Council never weighed in, although in a document signed by the two men and Ontario's transportation minister seemed to require it. But even documents with signatures on it didn't seem to affect the power of a mayor riding high in the polls over a premier facing an election and slipping in popularity.
Council might have stepped in. But that popular mayor discouraged a majority of them from doing so, for nearly a year and a half.
But here is the thing.
There is a difference between getting away with something and actually accomplishing it. Or to put it another way: An emperor can walk around naked for only so long before a mouthy little kid points it out.
The mouthy kid in this case was former TTC chair Joe Mihevc, who brought a lawyer to Toronto City Hall Monday to reveal a legal opinion stating the mayor had no authority to cancel Transit City by himself and that the premier had no business acceding to the mayor's demands without first hearing from council.
Now it looks like council is getting ready to get involved. They don't like the tunnel under Eglinton, at least not for the entire distance of the LRT line.

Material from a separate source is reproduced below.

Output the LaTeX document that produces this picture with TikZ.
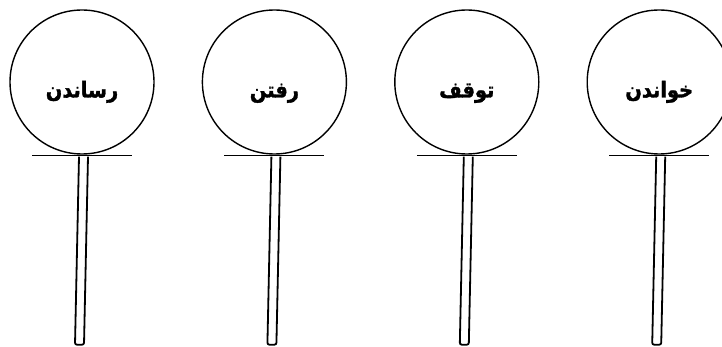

They believe the city will bankrupt itself trying to build a Sheppard subway in place of the light rail plan. There are other transit improvements - notably, along Finch Avenue West into Etobicoke, and that old light rail plan on Sheppard into Scarborough - both communities clamouring for rapid transit.
At the end of it all, the city may have a doable transportation plan that's based on a consensus broader than a single plank in Ford's cut-the-gravy-train election campaign.
Council may assert its proper authority; the premier may act according to that authority; the mayor may resume his proper place in the legal hierarchy of the city's government.
But when that happens, none of the players should pat themselves on the back. It doesn't take much courage or strength of character to only assert one's power when the stars are exactly right.